Isolate every line in the data with the string "this" and copy it.
───── Entries supplied ─────
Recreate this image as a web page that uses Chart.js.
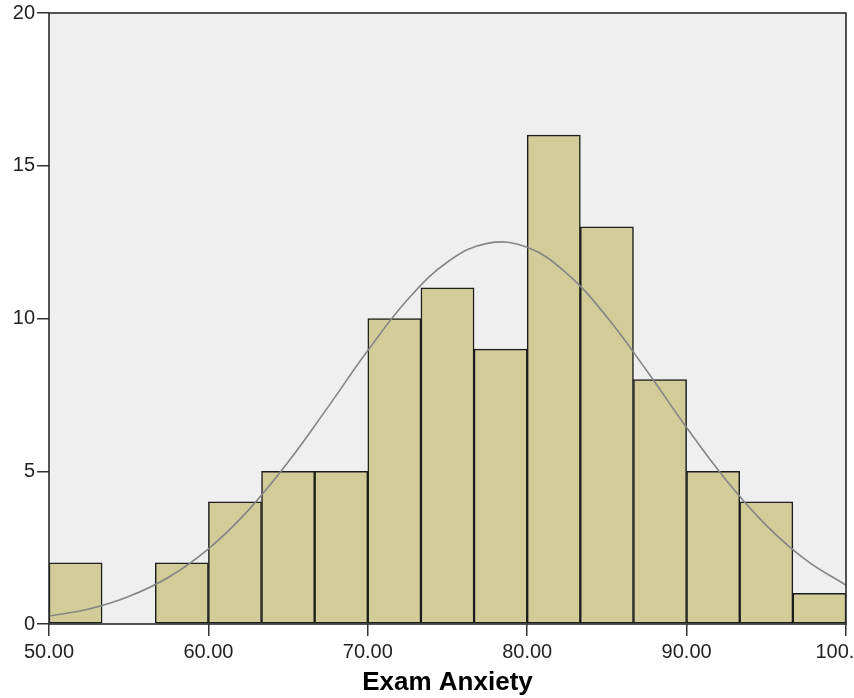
<!DOCTYPE html>
<html>
<head>
<meta charset="utf-8">
<script src="https://cdn.jsdelivr.net/npm/chart.js@4.4.1/dist/chart.umd.min.js"></script>
<style>
  html, body { margin: 0; padding: 0; background: #ffffff; }
  #wrap { width: 854px; height: 698px; }
</style>
</head>
<body>
<div id="wrap"><canvas id="c" width="854" height="698"></canvas></div>
<script>
// Histogram bins: 15 equal-width bins from 50 to 100
const binLabels = [
  '50.0-53.3', '53.3-56.7', '56.7-60.0', '60.0-63.3', '63.3-66.7',
  '66.7-70.0', '70.0-73.3', '73.3-76.7', '76.7-80.0', '80.0-83.3',
  '83.3-86.7', '86.7-90.0', '90.0-93.3', '93.3-96.7', '96.7-100.0'
];
const binCounts = [2, 0, 2, 4, 5, 5, 10, 11, 9, 16, 13, 8, 5, 4, 1];

// Fitted normal curve, sampled along the x axis
const curveX = [50, 52.5, 55, 57.5, 60, 62.5, 65, 67.5, 70, 72.5, 75,
                77.5, 80, 82.5, 85, 87.5, 90, 92.5, 95, 97.5, 100];
const curveY = [0.26, 0.49, 0.90, 1.53, 2.46, 3.72, 5.30, 7.10, 8.95, 10.62, 11.85,
                12.46, 12.33, 11.47, 10.05, 8.29, 6.43, 4.70, 3.23, 2.09, 1.27];

// Axis tick values
const xTicks = [50, 60, 70, 80, 90, 100];
const yTicks = [0, 5, 10, 15, 20];

const FONT = "'Liberation Sans', Arial, sans-serif";

const plotFrame = {
  id: 'plotFrame',
  beforeDraw(chart) {
    const a = chart.chartArea, ctx = chart.ctx;
    ctx.save();
    ctx.fillStyle = '#efefef';
    ctx.fillRect(a.left, a.top, a.right - a.left, a.bottom - a.top);
    ctx.restore();
  },
  afterDraw(chart) {
    const a = chart.chartArea, ctx = chart.ctx;
    ctx.save();
    ctx.strokeStyle = '#2a2a2a';
    ctx.lineWidth = 1.6;
    ctx.strokeRect(a.left, a.top, a.right - a.left, a.bottom - a.top);
    ctx.restore();
  }
};

new Chart(document.getElementById('c'), {
  type: 'bar',
  data: {
    labels: binLabels,
    datasets: [
      {
        type: 'line',
        data: curveX.map((x, i) => ({ x: x, y: curveY[i] })),
        xAxisID: 'x',
        yAxisID: 'y',
        borderColor: '#858585',
        borderWidth: 1.6,
        pointRadius: 0,
        fill: false,
        tension: 0.4,
        order: 0
      },
      {
        type: 'bar',
        data: binCounts,
        xAxisID: 'xb',
        yAxisID: 'y',
        backgroundColor: '#d2cd98',
        borderColor: '#1c1c1c',
        borderWidth: 1.5,
        borderSkipped: false,
        grouped: false,
        barPercentage: 1.0,
        categoryPercentage: 1.0,
        order: 1
      }
    ]
  },
  options: {
    responsive: false,
    animation: false,
    layout: { padding: { top: 13, right: 8, left: 0, bottom: 0 } },
    plugins: {
      legend: { display: false },
      tooltip: { enabled: false }
    },
    scales: {
      xb: {
        type: 'category',
        position: 'bottom',
        display: false,
        offset: true,
        grid: { display: false, offset: true }
      },
      x: {
        type: 'linear',
        position: 'bottom',
        offset: false,
        min: 50,
        max: 100,
        afterBuildTicks(scale) { scale.ticks = xTicks.map(v => ({ value: v })); },
        afterFit(scale) {
          scale.height = 74;
          scale.paddingLeft = 0;
          scale.paddingRight = 0;
        },
        border: { display: false },
        grid: {
          offset: false,
          drawOnChartArea: false,
          drawTicks: true,
          tickLength: 12,
          color: '#333333',
          lineWidth: 1.5
        },
        ticks: {
          color: '#222222',
          font: { family: FONT, size: 20 },
          padding: 4,
          maxRotation: 0,
          autoSkip: false,
          callback: (v) => Number(v).toFixed(2)
        },
        title: {
          display: true,
          text: 'Exam Anxiety',
          color: '#000000',
          font: { family: FONT, size: 26, weight: 'bold' },
          padding: { top: 5, bottom: 0 }
        }
      },
      y: {
        type: 'linear',
        min: 0,
        max: 20,
        afterBuildTicks(scale) { scale.ticks = yTicks.map(v => ({ value: v })); },
        afterFit(scale) {
          scale.width = 49;
          scale.paddingTop = 0;
          scale.paddingBottom = 0;
        },
        border: { display: false },
        grid: {
          drawOnChartArea: false,
          drawTicks: true,
          tickLength: 12,
          color: '#333333',
          lineWidth: 1.5
        },
        ticks: {
          color: '#222222',
          font: { family: FONT, size: 20 },
          padding: 2
        }
      }
    }
  },
  plugins: [plotFrame]
});
</script>
</body>
</html>
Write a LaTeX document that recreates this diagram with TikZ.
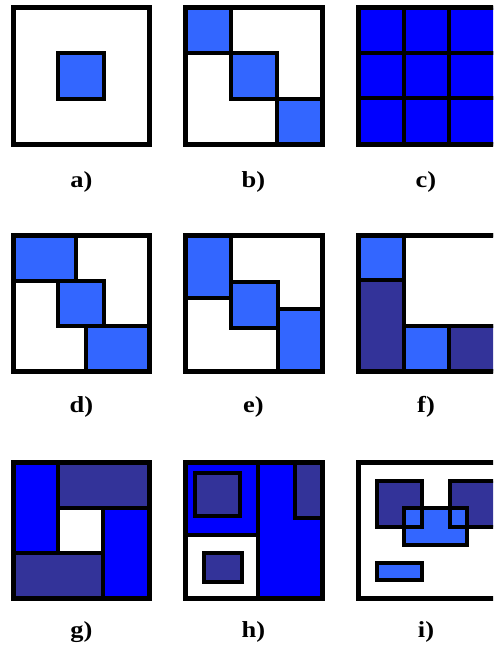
\documentclass[tikz,border=0pt]{standalone}
\usepackage{fontspec}
\setmainfont{Liberation Serif}
\definecolor{lightblue}{HTML}{3366FF}
\definecolor{pureblue}{HTML}{0000FF}
\definecolor{darkblue}{HTML}{333399}
\tikzset{
  frame style/.style={draw=black, line width=5pt},
  cell style/.style={draw=black, line width=4pt},
  lbl style/.style={anchor=base, xscale=1.15, font=\fontsize{23}{26}\selectfont\bfseries}
}

\begin{document}
\begin{tikzpicture}[x=1pt, y=-1pt]
\useasboundingbox (0,0) rectangle (493,650);
\clip (0,0) rectangle (493,650);
% a) single block
\draw[frame style, fill=white] (13.5,8) rectangle (149.5,144);
\draw[cell style, fill=lightblue] (58,53) rectangle (104,99);
% b) diagonal blocks
\draw[cell style, fill=lightblue] (185,8) rectangle (231,53);
\draw[cell style, fill=lightblue] (231,53) rectangle (277,99);
\draw[cell style, fill=lightblue] (277,99) rectangle (322,144);
\draw[frame style] (185,8) rectangle (322,144);
% c) full grid
\foreach \cx in {358,403.5,449}
  \foreach \cy in {8,53,98.5}
    \draw[cell style, fill=pureblue] (\cx,\cy) rectangle ++(46.5,45.5);
\draw[frame style] (358,8) rectangle (496,144);
% d) overlapping diagonal
\draw[cell style, fill=lightblue] (13.5,235) rectangle (76,281);
\draw[cell style, fill=lightblue] (58,281) rectangle (104,326);
\draw[cell style, fill=lightblue] (85.5,326) rectangle (149,371);
\draw[frame style] (13.5,235) rectangle (149,371);
% e) staggered diagonal
\draw[cell style, fill=lightblue] (185,235) rectangle (231,298);
\draw[cell style, fill=lightblue] (231,282) rectangle (277.5,327.5);
\draw[cell style, fill=lightblue] (277.5,309) rectangle (322,371);
\draw[frame style] (185,235) rectangle (322,371);
% f) L shape
\draw[cell style, fill=white] (403.5,235) rectangle (496,325.5);
\draw[cell style, fill=lightblue] (358,235) rectangle (403.5,280);
\draw[cell style, fill=darkblue] (358,280) rectangle (403.5,371);
\draw[cell style, fill=lightblue] (403.5,325.5) rectangle (449,371);
\draw[cell style, fill=darkblue] (449,325.5) rectangle (496,371);
\draw[frame style] (358,235) rectangle (496,371);
% g) pinwheel
\draw[cell style, fill=white] (57.5,507.5) rectangle (103,552.5);
\draw[cell style, fill=pureblue] (13.5,462) rectangle (57.5,552.5);
\draw[cell style, fill=darkblue] (57.5,462) rectangle (149,507.5);
\draw[cell style, fill=pureblue] (103,507.5) rectangle (149,598);
\draw[cell style, fill=darkblue] (13.5,552.5) rectangle (103,598);
\draw[frame style] (13.5,462) rectangle (149,598);
% h) nested regions
\draw[cell style, fill=pureblue] (185,462) rectangle (258,535);
\draw[cell style, fill=white] (185,535) rectangle (258,598);
\draw[cell style, fill=pureblue] (258,462) rectangle (322,598);
\draw[cell style, fill=darkblue] (195,473) rectangle (240,515.5);
\draw[cell style, fill=darkblue] (295,462) rectangle (322,518);
\draw[cell style, fill=darkblue] (204,553) rectangle (241.5,581.5);
\draw[frame style] (185,462) rectangle (322,598);
% i) free blocks
\draw[frame style, fill=white] (358,462) rectangle (496,598);
\fill[darkblue] (377,481) rectangle (422,527);
\fill[darkblue] (449.5,481) rectangle (496,527);
\fill[lightblue] (403.5,508) rectangle (467,545);
\draw[cell style] (377,481) rectangle (422,527);
\draw[cell style] (449.5,481) rectangle (496,527);
\draw[cell style] (403.5,508) rectangle (467,545);
\draw[cell style, fill=lightblue] (377,563) rectangle (422,580);
% labels
\node[lbl style] (la) at (81.5,187) {a)};
\node[lbl style] (lb) at (253.5,187) {b)};
\node[lbl style] (lc) at (426,187) {c)};
\node[lbl style] (ld) at (81.5,412) {d)};
\node[lbl style] (le) at (253.5,412) {e)};
\node[lbl style] (lf) at (426,412) {f)};
\node[lbl style] (lg) at (81.5,637) {g)};
\node[lbl style] (lh) at (253.5,637) {h)};
\node[lbl style] (li) at (426,637) {i)};
\end{tikzpicture}
\end{document}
─────
▶ _Finished task_
Recreate this image as a web page that uses Chart.js.
Write a LaTeX document that recreates this diagram with TikZ.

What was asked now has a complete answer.